Possibly.  I think we need to see some RFC code to see how this would
look, but I think the LSM implementation inside the setns() syscall
would need to be done in two stages: the first to "prepare" the join
operation where permissions checks are performed (if desired by the
individual LSM) and any operations that could fail are done; the
second stage would be very basic and simply finish the join operation
without any risk of failure.  An individual LSM could fail the join
operation for a variety of reasons in stage 1, causing the entire
setns() operation to fail, but once we progress to stage 2 the
operation should succeed.

At this point I'm not too bothered by how we do this as it is an
implementation detail buried within the setns() implementation and not
really an API issue.  We could create a single LSM hook that is called
within sys_setns(), or we could leverage the existing two-stage
process within sys_setns() and implement the two LSM stages as two LSM
hooks.  The first option would be more complicated from a LSM
perspective, but cleaner from a nsproxy.c perspective (that alone
could make it the more preferable option).  The latter option would
result in cleaner, thinner LSM hooks, but it would likley add
complexity to ns_common and/or nsset.  As I said earlier, this is a
decision that will likely be decided by how the code ends up looking.

> If so, is implementation of this in scope for the lsm_unshare()
> infrastructure?

No.  The lsm_unshare() syscall would only operate on one LSM at a time
so a two stage process isn't needed at the LSM framework layer.  It is
possible that an individual LSM may want to implement a two-stage
transaction in their lsm_unshare() callback, but that is their
decision.

> To close, at the risk of being the devils advocate.
>
> Given that the sentiment is to force almost all of these
> issues/decisions into the individual LSM's, what is the advantage of
> having a common lsm_unshare() system call?

A single uniform API for userspace applications that wish to make use
of LSM namespaces.  Ideally we want to leverage the existing kernel
APIs, e.g. procfs and setns(), but others, e.g. clone(), remain
impractical due to a combination of technical and political reasons
(we've already discussed some of the former, the latter is a rathole
discussion I'm not going to engage in at the moment).

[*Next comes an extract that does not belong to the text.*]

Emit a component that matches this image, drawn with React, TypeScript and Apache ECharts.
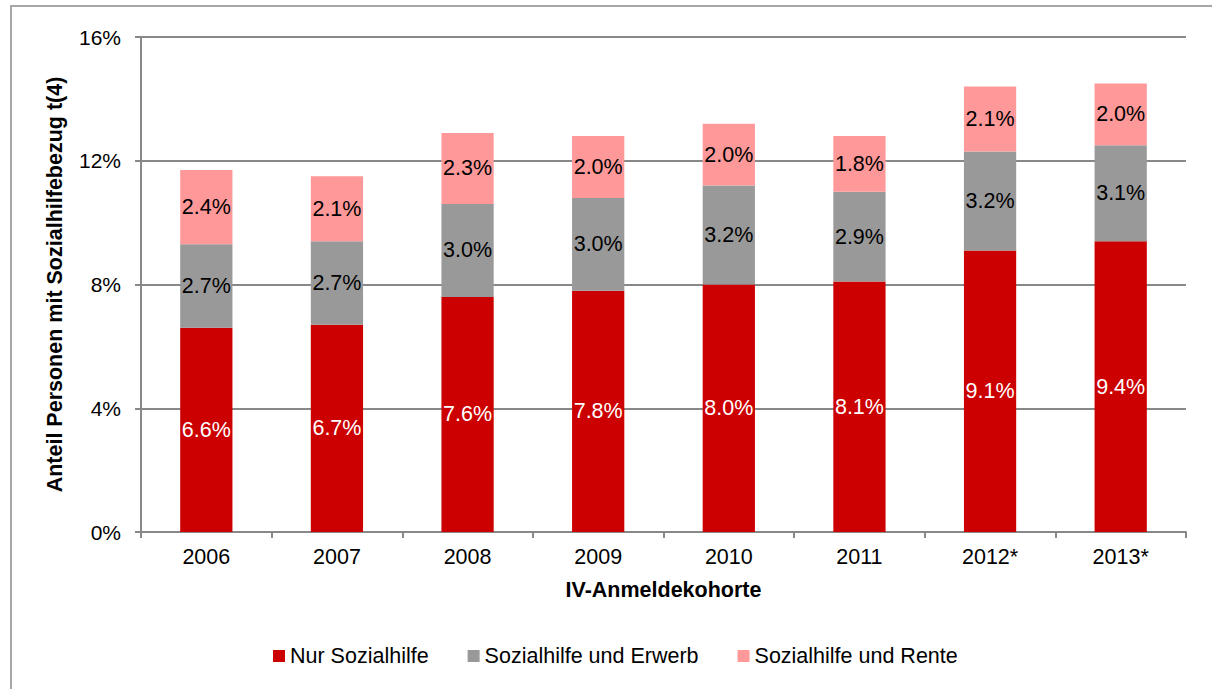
import React, { useEffect, useRef } from "react";
import * as echarts from "echarts";

const categories = ["2006", "2007", "2008", "2009", "2010", "2011", "2012*", "2013*"];
const nurSozialhilfe = [6.6, 6.7, 7.6, 7.8, 8.0, 8.1, 9.1, 9.4];
const sozialhilfeErwerb = [2.7, 2.7, 3.0, 3.0, 3.2, 2.9, 3.2, 3.1];
const sozialhilfeRente = [2.4, 2.1, 2.3, 2.0, 2.0, 1.8, 2.1, 2.0];
const yTicks = { min: 0, max: 16, interval: 4 };

const FONT = "'Liberation Sans', Arial, sans-serif";
const FS = 21;
const FS_L = 21.5;

export default function App() {
  const ref = useRef<HTMLDivElement>(null);
  useEffect(() => {
    if (!ref.current) return;
    const chart = echarts.init(ref.current, undefined, { renderer: "svg" });
    const mk = (name: string, data: number[], color: string, labelColor: string) => ({
      name,
      type: "bar",
      stack: "total",
      barWidth: "40%",
      data,
      itemStyle: { color },
      label: {
        show: true,
        position: "inside",
        formatter: (p: any) => p.value.toFixed(1) + "%",
        color: labelColor,
        fontSize: FS_L,
        fontFamily: FONT,
      },
    });
    chart.setOption({
      animation: false,
      backgroundColor: "#ffffff",
      textStyle: { fontFamily: FONT },
      graphic: [
        {
          type: "rect",
          shape: { x: 11, y: 6, width: 1220, height: 700 },
          style: { fill: "none", stroke: "#a6a6a6", lineWidth: 2 },
          silent: true,
        },
      ],
      grid: { left: 141, right: 26, top: 37, bottom: 157 },
      legend: {
        top: 645,
        left: 273,
        padding: 0,
        itemWidth: 12,
        itemHeight: 12,
        itemGap: 39,
        icon: "rect",
        textStyle: { fontSize: FS_L, fontFamily: FONT, color: "#000" },
        data: ["Nur Sozialhilfe", "Sozialhilfe und Erwerb", "Sozialhilfe und Rente"],
      },
      xAxis: {
        type: "category",
        data: categories,
        name: "IV-Anmeldekohorte",
        nameLocation: "middle",
        nameGap: 47,
        nameTextStyle: { fontSize: FS_L, fontWeight: "bold", color: "#000", fontFamily: FONT },
        axisLine: { lineStyle: { color: "#888888", width: 2 } },
        axisTick: { show: true, length: 6, lineStyle: { color: "#888888", width: 2 } },
        axisLabel: { fontSize: FS_L, color: "#000", margin: 14, fontFamily: FONT },
      },
      yAxis: {
        type: "value",
        min: yTicks.min,
        max: yTicks.max,
        interval: yTicks.interval,
        name: "Anteil Personen mit Sozialhilfebezug t(4)",
        nameLocation: "middle",
        nameGap: 75,
        nameRotate: 90,
        nameTextStyle: { fontSize: FS_L, fontWeight: "bold", color: "#000", fontFamily: FONT },
        axisLine: { show: true, lineStyle: { color: "#888888", width: 2 } },
        axisTick: { show: true, length: 6, lineStyle: { color: "#888888", width: 2 } },
        axisLabel: { fontSize: FS, color: "#000", margin: 20, formatter: "{value}%", fontFamily: FONT },
        splitLine: { lineStyle: { color: "#888888", width: 2 } },
      },
      series: [
        mk("Nur Sozialhilfe", nurSozialhilfe, "#cc0000", "#ffffff"),
        mk("Sozialhilfe und Erwerb", sozialhilfeErwerb, "#999999", "#000000"),
        mk("Sozialhilfe und Rente", sozialhilfeRente, "#ff9999", "#000000"),
      ],
    });
    return () => chart.dispose();
  }, []);
  return (
    <div
      ref={ref}
      style={{ position: "fixed", left: 0, top: 0, width: 1212, height: 689 }}
    />
  );
}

> In the proposed model, a resource orchestrator is going to need to
> have extensive knowledge over the mechanics of all the LSM's that
> implement namespace functionality.

Maybe.  I don't think orchestrators will need to have "extensive"
knowledge of the individual LSMs, although this largely depends on
what you define as "extensive".

I also want to get ahead of this and say that I have absolutely zero
desire to debate this point with you at the moment.  It's an argument
without end and the discussion is unlikely to yield anything specific
enough to be helpful.

> At a very minimum, intrinsic to
> the concept of security namespaces, there will be a need to load a new
> policy or model into the namespace, an action that will be deeply LSM
> specific.

Possibly, as this is once again very LSM dependent.  Some LSMs may not
need a new policy loaded when they create a new namespace.

I will also, once again, point you at the LSM policy loading syscall
ideas.  While on hold, we've already discussed that they should be
namespace aware and potentially have the ability to trigger new LSM
namespace creation.

> At this point, the only common functionality may be the allocation of
> a new LSM namespace 'blob'.

Now you are starting to get it.  The LSM framework exists primarily as
a multiplexing layer hidden beneath an API.  Originally the API was
only for internal kernel users, but recently we started providing a
userspace syscall API.

-- 
paul-moore.com